Start of Source excerpt

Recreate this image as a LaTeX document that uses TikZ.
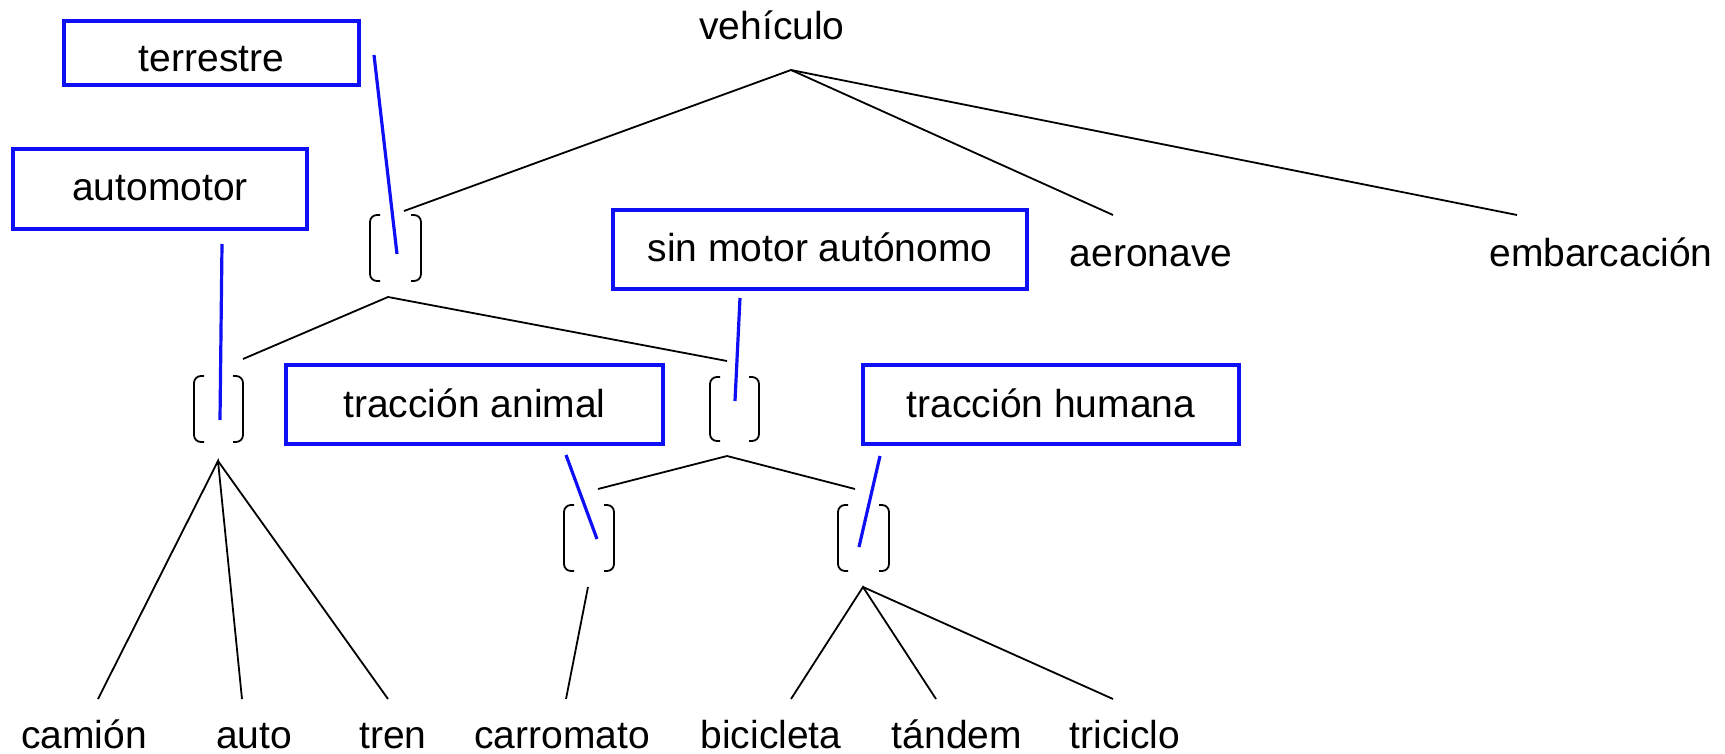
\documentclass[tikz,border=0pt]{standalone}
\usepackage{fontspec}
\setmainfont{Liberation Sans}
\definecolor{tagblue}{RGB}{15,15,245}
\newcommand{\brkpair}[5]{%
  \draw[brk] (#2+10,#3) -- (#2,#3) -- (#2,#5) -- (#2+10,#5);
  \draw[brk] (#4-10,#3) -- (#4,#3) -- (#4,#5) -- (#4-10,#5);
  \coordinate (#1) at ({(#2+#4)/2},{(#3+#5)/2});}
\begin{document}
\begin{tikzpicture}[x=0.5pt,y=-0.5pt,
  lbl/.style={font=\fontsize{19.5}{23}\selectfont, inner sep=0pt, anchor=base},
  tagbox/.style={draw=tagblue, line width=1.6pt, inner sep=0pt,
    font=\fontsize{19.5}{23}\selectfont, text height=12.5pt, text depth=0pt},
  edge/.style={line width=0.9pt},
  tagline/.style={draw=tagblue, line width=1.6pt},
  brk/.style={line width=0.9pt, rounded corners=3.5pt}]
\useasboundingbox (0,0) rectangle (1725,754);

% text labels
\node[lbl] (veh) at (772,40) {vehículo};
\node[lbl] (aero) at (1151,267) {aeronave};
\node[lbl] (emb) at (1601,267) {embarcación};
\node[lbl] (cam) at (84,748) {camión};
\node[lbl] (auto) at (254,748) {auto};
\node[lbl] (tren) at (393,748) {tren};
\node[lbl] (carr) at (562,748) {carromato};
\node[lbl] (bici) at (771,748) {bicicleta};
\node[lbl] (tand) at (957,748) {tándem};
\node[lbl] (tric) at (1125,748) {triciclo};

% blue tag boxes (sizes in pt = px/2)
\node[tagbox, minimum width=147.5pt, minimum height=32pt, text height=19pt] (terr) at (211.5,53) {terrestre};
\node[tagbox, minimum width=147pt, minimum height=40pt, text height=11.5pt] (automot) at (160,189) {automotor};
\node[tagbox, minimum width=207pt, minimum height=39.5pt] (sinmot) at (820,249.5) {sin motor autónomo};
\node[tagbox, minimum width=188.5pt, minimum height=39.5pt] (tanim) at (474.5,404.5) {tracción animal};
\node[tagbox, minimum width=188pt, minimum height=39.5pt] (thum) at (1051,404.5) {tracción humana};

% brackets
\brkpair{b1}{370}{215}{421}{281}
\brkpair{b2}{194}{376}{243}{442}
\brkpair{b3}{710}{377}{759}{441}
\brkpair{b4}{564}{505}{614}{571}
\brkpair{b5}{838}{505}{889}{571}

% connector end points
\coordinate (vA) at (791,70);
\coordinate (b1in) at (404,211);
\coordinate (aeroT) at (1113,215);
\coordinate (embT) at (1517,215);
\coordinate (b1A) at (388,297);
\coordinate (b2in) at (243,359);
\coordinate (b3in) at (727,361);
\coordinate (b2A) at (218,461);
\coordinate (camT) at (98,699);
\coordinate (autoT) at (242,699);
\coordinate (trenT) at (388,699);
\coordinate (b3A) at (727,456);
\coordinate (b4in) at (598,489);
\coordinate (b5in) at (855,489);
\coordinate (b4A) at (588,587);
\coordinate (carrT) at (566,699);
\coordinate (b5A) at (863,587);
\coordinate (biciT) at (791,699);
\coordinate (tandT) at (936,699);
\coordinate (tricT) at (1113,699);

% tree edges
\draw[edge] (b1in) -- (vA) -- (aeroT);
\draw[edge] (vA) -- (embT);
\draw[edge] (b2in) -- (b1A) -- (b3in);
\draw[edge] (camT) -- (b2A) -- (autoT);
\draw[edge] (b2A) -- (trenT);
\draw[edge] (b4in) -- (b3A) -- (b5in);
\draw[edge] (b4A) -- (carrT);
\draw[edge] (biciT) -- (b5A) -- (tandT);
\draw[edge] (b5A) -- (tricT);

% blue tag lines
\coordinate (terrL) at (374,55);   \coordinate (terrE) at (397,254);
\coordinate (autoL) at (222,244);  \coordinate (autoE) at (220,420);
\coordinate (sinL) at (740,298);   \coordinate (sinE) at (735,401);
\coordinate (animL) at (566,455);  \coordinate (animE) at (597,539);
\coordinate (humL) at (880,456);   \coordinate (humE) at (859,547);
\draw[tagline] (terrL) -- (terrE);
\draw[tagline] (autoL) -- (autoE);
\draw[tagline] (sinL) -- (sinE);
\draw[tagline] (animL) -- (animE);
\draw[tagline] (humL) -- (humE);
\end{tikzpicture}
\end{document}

End of Source excerpt

__Challenge__
Quote the material word for word, dropping any images it holds.

__Output for this exercise__
Recreate this image as a LaTeX document that uses TikZ.
\documentclass[tikz,border=0pt]{standalone}
\usepackage{fontspec}
\setmainfont{Liberation Sans}
\definecolor{tagblue}{RGB}{15,15,245}
\newcommand{\brkpair}[5]{%
  \draw[brk] (#2+10,#3) -- (#2,#3) -- (#2,#5) -- (#2+10,#5);
  \draw[brk] (#4-10,#3) -- (#4,#3) -- (#4,#5) -- (#4-10,#5);
  \coordinate (#1) at ({(#2+#4)/2},{(#3+#5)/2});}
\begin{document}
\begin{tikzpicture}[x=0.5pt,y=-0.5pt,
  lbl/.style={font=\fontsize{19.5}{23}\selectfont, inner sep=0pt, anchor=base},
  tagbox/.style={draw=tagblue, line width=1.6pt, inner sep=0pt,
    font=\fontsize{19.5}{23}\selectfont, text height=12.5pt, text depth=0pt},
  edge/.style={line width=0.9pt},
  tagline/.style={draw=tagblue, line width=1.6pt},
  brk/.style={line width=0.9pt, rounded corners=3.5pt}]
\useasboundingbox (0,0) rectangle (1725,754);

% text labels
\node[lbl] (veh) at (772,40) {vehículo};
\node[lbl] (aero) at (1151,267) {aeronave};
\node[lbl] (emb) at (1601,267) {embarcación};
\node[lbl] (cam) at (84,748) {camión};
\node[lbl] (auto) at (254,748) {auto};
\node[lbl] (tren) at (393,748) {tren};
\node[lbl] (carr) at (562,748) {carromato};
\node[lbl] (bici) at (771,748) {bicicleta};
\node[lbl] (tand) at (957,748) {tándem};
\node[lbl] (tric) at (1125,748) {triciclo};

% blue tag boxes (sizes in pt = px/2)
\node[tagbox, minimum width=147.5pt, minimum height=32pt, text height=19pt] (terr) at (211.5,53) {terrestre};
\node[tagbox, minimum width=147pt, minimum height=40pt, text height=11.5pt] (automot) at (160,189) {automotor};
\node[tagbox, minimum width=207pt, minimum height=39.5pt] (sinmot) at (820,249.5) {sin motor autónomo};
\node[tagbox, minimum width=188.5pt, minimum height=39.5pt] (tanim) at (474.5,404.5) {tracción animal};
\node[tagbox, minimum width=188pt, minimum height=39.5pt] (thum) at (1051,404.5) {tracción humana};

% brackets
\brkpair{b1}{370}{215}{421}{281}
\brkpair{b2}{194}{376}{243}{442}
\brkpair{b3}{710}{377}{759}{441}
\brkpair{b4}{564}{505}{614}{571}
\brkpair{b5}{838}{505}{889}{571}

% connector end points
\coordinate (vA) at (791,70);
\coordinate (b1in) at (404,211);
\coordinate (aeroT) at (1113,215);
\coordinate (embT) at (1517,215);
\coordinate (b1A) at (388,297);
\coordinate (b2in) at (243,359);
\coordinate (b3in) at (727,361);
\coordinate (b2A) at (218,461);
\coordinate (camT) at (98,699);
\coordinate (autoT) at (242,699);
\coordinate (trenT) at (388,699);
\coordinate (b3A) at (727,456);
\coordinate (b4in) at (598,489);
\coordinate (b5in) at (855,489);
\coordinate (b4A) at (588,587);
\coordinate (carrT) at (566,699);
\coordinate (b5A) at (863,587);
\coordinate (biciT) at (791,699);
\coordinate (tandT) at (936,699);
\coordinate (tricT) at (1113,699);

% tree edges
\draw[edge] (b1in) -- (vA) -- (aeroT);
\draw[edge] (vA) -- (embT);
\draw[edge] (b2in) -- (b1A) -- (b3in);
\draw[edge] (camT) -- (b2A) -- (autoT);
\draw[edge] (b2A) -- (trenT);
\draw[edge] (b4in) -- (b3A) -- (b5in);
\draw[edge] (b4A) -- (carrT);
\draw[edge] (biciT) -- (b5A) -- (tandT);
\draw[edge] (b5A) -- (tricT);

% blue tag lines
\coordinate (terrL) at (374,55);   \coordinate (terrE) at (397,254);
\coordinate (autoL) at (222,244);  \coordinate (autoE) at (220,420);
\coordinate (sinL) at (740,298);   \coordinate (sinE) at (735,401);
\coordinate (animL) at (566,455);  \coordinate (animE) at (597,539);
\coordinate (humL) at (880,456);   \coordinate (humE) at (859,547);
\draw[tagline] (terrL) -- (terrE);
\draw[tagline] (autoL) -- (autoE);
\draw[tagline] (sinL) -- (sinE);
\draw[tagline] (animL) -- (animE);
\draw[tagline] (humL) -- (humE);
\end{tikzpicture}
\end{document}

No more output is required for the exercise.